== What you will do ==
Can you set down, exactly as they appear below, the lines from the opening of the material through the one bearing "таблица числовых промежутков</text>", minus the pictures?
START Data segment
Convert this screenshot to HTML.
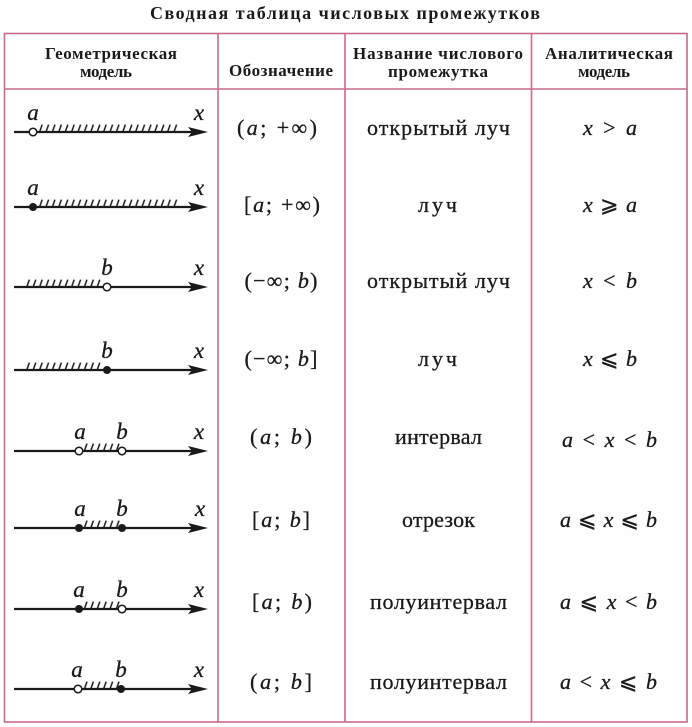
<!DOCTYPE html>
<html><head><meta charset="utf-8"><style>
html,body{margin:0;padding:0;background:#fff;}
svg{display:block;}
.t{font-family:"Liberation Serif","DejaVu Serif",serif;fill:#1a1a1a;}
.b{font-weight:bold;}
.i{font-style:italic;}
.m{font-family:"Liberation Serif","DejaVu Sans",serif;}
.s{stroke:#1a1a1a;stroke-width:0.3;}
</style></head><body>
<svg width="692" height="727" viewBox="0 0 692 727" xmlns="http://www.w3.org/2000/svg">
<defs>
<pattern id="h" patternUnits="userSpaceOnUse" x="0" y="0" width="6.4" height="8">
<line x1="1" y1="8.5" x2="3.8" y2="0.6" stroke="#1a1a1a" stroke-width="1.5"/>
</pattern>
</defs>
<rect width="692" height="727" fill="#fefefe"/>

<!-- title -->
<text class="t b" x="345" y="19" font-size="18" text-anchor="middle" textLength="390" lengthAdjust="spacing">Сводная таблица числовых промежутков</text>

<!-- grid -->
<g stroke="#c96b86" stroke-width="1.6" fill="none">
<rect x="4.5" y="33.5" width="682.5" height="688.5"/>
<line x1="4.5" y1="89" x2="687" y2="89"/>
<line x1="218" y1="33.5" x2="218" y2="722"/>
<line x1="345" y1="33.5" x2="345" y2="722"/>
<line x1="531.5" y1="33.5" x2="531.5" y2="722"/>
</g>

<!-- headers -->
<g class="t b" font-size="17" text-anchor="middle">
<text x="111" y="59" textLength="132" lengthAdjust="spacing">Геометрическая</text>
<text x="106" y="77" textLength="52" lengthAdjust="spacing">модель</text>
<text x="281" y="76" textLength="104" lengthAdjust="spacing">Обозначение</text>
<text x="438" y="59" textLength="170" lengthAdjust="spacing">Название числового</text>
<text x="438" y="77" textLength="100" lengthAdjust="spacing">промежутка</text>
<text x="609" y="59" textLength="128" lengthAdjust="spacing">Аналитическая</text>
<text x="604" y="77" textLength="52" lengthAdjust="spacing">модель</text>
</g>

<!-- geometric models -->
<g stroke="#1a1a1a" fill="#1a1a1a">
<g transform="translate(0,132)">
<rect x="38.4" y="-8" width="140.8" height="8" fill="url(#h)" stroke="none"/>
<line x1="14" y1="0" x2="196" y2="0" stroke-width="2.2"/>
<polygon points="208,0 188,-5 192,0 188,5" stroke="none"/>
<circle cx="33" cy="0" r="3.8" fill="#fff" stroke-width="1.5"/>
</g>
<g transform="translate(0,207)">
<rect x="38.4" y="-8" width="140.8" height="8" fill="url(#h)" stroke="none"/>
<line x1="14" y1="0" x2="196" y2="0" stroke-width="2.2"/>
<polygon points="208,0 188,-5 192,0 188,5" stroke="none"/>
<circle cx="33" cy="0" r="4" stroke="none"/>
</g>
<g transform="translate(0,287)">
<rect x="25.6" y="-8" width="76.8" height="8" fill="url(#h)" stroke="none"/>
<line x1="14" y1="0" x2="196" y2="0" stroke-width="2.2"/>
<polygon points="208,0 188,-5 192,0 188,5" stroke="none"/>
<circle cx="107" cy="0" r="3.8" fill="#fff" stroke-width="1.5"/>
</g>
<g transform="translate(0,370)">
<rect x="25.6" y="-8" width="76.8" height="8" fill="url(#h)" stroke="none"/>
<line x1="14" y1="0" x2="196" y2="0" stroke-width="2.2"/>
<polygon points="208,0 188,-5 192,0 188,5" stroke="none"/>
<circle cx="107" cy="0" r="4" stroke="none"/>
</g>
<g transform="translate(0,451)">
<rect x="83.2" y="-8" width="38.4" height="8" fill="url(#h)" stroke="none"/>
<line x1="14" y1="0" x2="196" y2="0" stroke-width="2.2"/>
<polygon points="208,0 188,-5 192,0 188,5" stroke="none"/>
<circle cx="79" cy="0" r="3.8" fill="#fff" stroke-width="1.5"/>
<circle cx="122" cy="0" r="3.8" fill="#fff" stroke-width="1.5"/>
</g>
<g transform="translate(0,528)">
<rect x="83.2" y="-8" width="38.4" height="8" fill="url(#h)" stroke="none"/>
<line x1="14" y1="0" x2="196" y2="0" stroke-width="2.2"/>
<polygon points="208,0 188,-5 192,0 188,5" stroke="none"/>
<circle cx="79" cy="0" r="4" stroke="none"/>
<circle cx="122" cy="0" r="4" stroke="none"/>
</g>
<g transform="translate(0,609)">
<rect x="83.2" y="-8" width="38.4" height="8" fill="url(#h)" stroke="none"/>
<line x1="14" y1="0" x2="196" y2="0" stroke-width="2.2"/>
<polygon points="208,0 188,-5 192,0 188,5" stroke="none"/>
<circle cx="79" cy="0" r="4" stroke="none"/>
<circle cx="122" cy="0" r="3.8" fill="#fff" stroke-width="1.5"/>
</g>
<g transform="translate(0,689)">
<rect x="83.2" y="-8" width="38.4" height="8" fill="url(#h)" stroke="none"/>
<line x1="14" y1="0" x2="196" y2="0" stroke-width="2.2"/>
<polygon points="208,0 188,-5 192,0 188,5" stroke="none"/>
<circle cx="78" cy="0" r="3.8" fill="#fff" stroke-width="1.5"/>
<circle cx="121" cy="0" r="4" stroke="none"/>
</g>
</g>

<!-- axis labels -->
<g class="t i s" font-size="23" text-anchor="middle">
<text x="33" y="120">a</text><text x="199" y="120">x</text>
<text x="33" y="195">a</text><text x="199" y="195">x</text>
<text x="107" y="275">b</text><text x="199" y="275">x</text>
<text x="107" y="358">b</text><text x="199" y="358">x</text>
<text x="80" y="439">a</text><text x="122" y="439">b</text><text x="199" y="439">x</text>
<text x="80" y="516">a</text><text x="122" y="516">b</text><text x="200" y="516">x</text>
<text x="79" y="597">a</text><text x="122" y="597">b</text><text x="199" y="597">x</text>
<text x="77" y="677">a</text><text x="121" y="677">b</text><text x="199" y="677">x</text>
</g>

<!-- designations -->
<g class="t m s" font-size="22" text-anchor="middle">
<text x="277" y="135" textLength="80" lengthAdjust="spacing">(<tspan class="i">a</tspan>; +∞)</text>
<text x="282" y="212" textLength="76" lengthAdjust="spacing">[<tspan class="i">a</tspan>; +∞)</text>
<text x="281" y="288" textLength="73" lengthAdjust="spacing">(−∞; <tspan class="i">b</tspan>)</text>
<text x="281" y="366" textLength="73" lengthAdjust="spacing">(−∞; <tspan class="i">b</tspan>]</text>
<text x="281" y="444" textLength="62" lengthAdjust="spacing">(<tspan class="i">a</tspan>; <tspan class="i">b</tspan>)</text>
<text x="281" y="527" textLength="58" lengthAdjust="spacing">[<tspan class="i">a</tspan>; <tspan class="i">b</tspan>]</text>
<text x="282" y="609" textLength="60" lengthAdjust="spacing">[<tspan class="i">a</tspan>; <tspan class="i">b</tspan>)</text>
<text x="281" y="689" textLength="62" lengthAdjust="spacing">(<tspan class="i">a</tspan>; <tspan class="i">b</tspan>]</text>
</g>

<!-- names -->
<g class="t s" font-size="22" text-anchor="middle">
<text x="438.5" y="135" textLength="143" lengthAdjust="spacing">открытый луч</text>
<text x="437.5" y="212" textLength="39" lengthAdjust="spacing">луч</text>
<text x="438.5" y="288" textLength="143" lengthAdjust="spacing">открытый луч</text>
<text x="437.5" y="366" textLength="39" lengthAdjust="spacing">луч</text>
<text x="438.5" y="444" textLength="87" lengthAdjust="spacing">интервал</text>
<text x="438.5" y="527" textLength="73" lengthAdjust="spacing">отрезок</text>
<text x="438.5" y="609" textLength="137" lengthAdjust="spacing">полуинтервал</text>
<text x="438.5" y="689" textLength="137" lengthAdjust="spacing">полуинтервал</text>
</g>

<!-- analytic models -->
<g class="t m s" font-size="22" text-anchor="middle">
<text x="610" y="135" textLength="54" lengthAdjust="spacing"><tspan class="i">x</tspan> &gt; <tspan class="i">a</tspan></text>
<text x="610" y="212" textLength="54" lengthAdjust="spacing"><tspan class="i">x</tspan> ⩾ <tspan class="i">a</tspan></text>
<text x="610" y="288" textLength="54" lengthAdjust="spacing"><tspan class="i">x</tspan> &lt; <tspan class="i">b</tspan></text>
<text x="610" y="366" textLength="54" lengthAdjust="spacing"><tspan class="i">x</tspan> ⩽ <tspan class="i">b</tspan></text>
<text x="609.5" y="447" textLength="95" lengthAdjust="spacing"><tspan class="i">a</tspan> &lt; <tspan class="i">x</tspan> &lt; <tspan class="i">b</tspan></text>
<text x="608.5" y="527" textLength="97" lengthAdjust="spacing"><tspan class="i">a</tspan> ⩽ <tspan class="i">x</tspan> ⩽ <tspan class="i">b</tspan></text>
<text x="608.5" y="609" textLength="97" lengthAdjust="spacing"><tspan class="i">a</tspan> ⩽ <tspan class="i">x</tspan> &lt; <tspan class="i">b</tspan></text>
<text x="608.5" y="689" textLength="97" lengthAdjust="spacing"><tspan class="i">a</tspan> &lt; <tspan class="i">x</tspan> ⩽ <tspan class="i">b</tspan></text>
</g>
</svg>
</body></html>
END Data segment
== Solution to the exercise ==
Convert this screenshot to HTML.
<!DOCTYPE html>
<html><head><meta charset="utf-8"><style>
html,body{margin:0;padding:0;background:#fff;}
svg{display:block;}
.t{font-family:"Liberation Serif","DejaVu Serif",serif;fill:#1a1a1a;}
.b{font-weight:bold;}
.i{font-style:italic;}
.m{font-family:"Liberation Serif","DejaVu Sans",serif;}
.s{stroke:#1a1a1a;stroke-width:0.3;}
</style></head><body>
<svg width="692" height="727" viewBox="0 0 692 727" xmlns="http://www.w3.org/2000/svg">
<defs>
<pattern id="h" patternUnits="userSpaceOnUse" x="0" y="0" width="6.4" height="8">
<line x1="1" y1="8.5" x2="3.8" y2="0.6" stroke="#1a1a1a" stroke-width="1.5"/>
</pattern>
</defs>
<rect width="692" height="727" fill="#fefefe"/>

<!-- title -->
<text class="t b" x="345" y="19" font-size="18" text-anchor="middle" textLength="390" lengthAdjust="spacing">Сводная таблица числовых промежутков</text>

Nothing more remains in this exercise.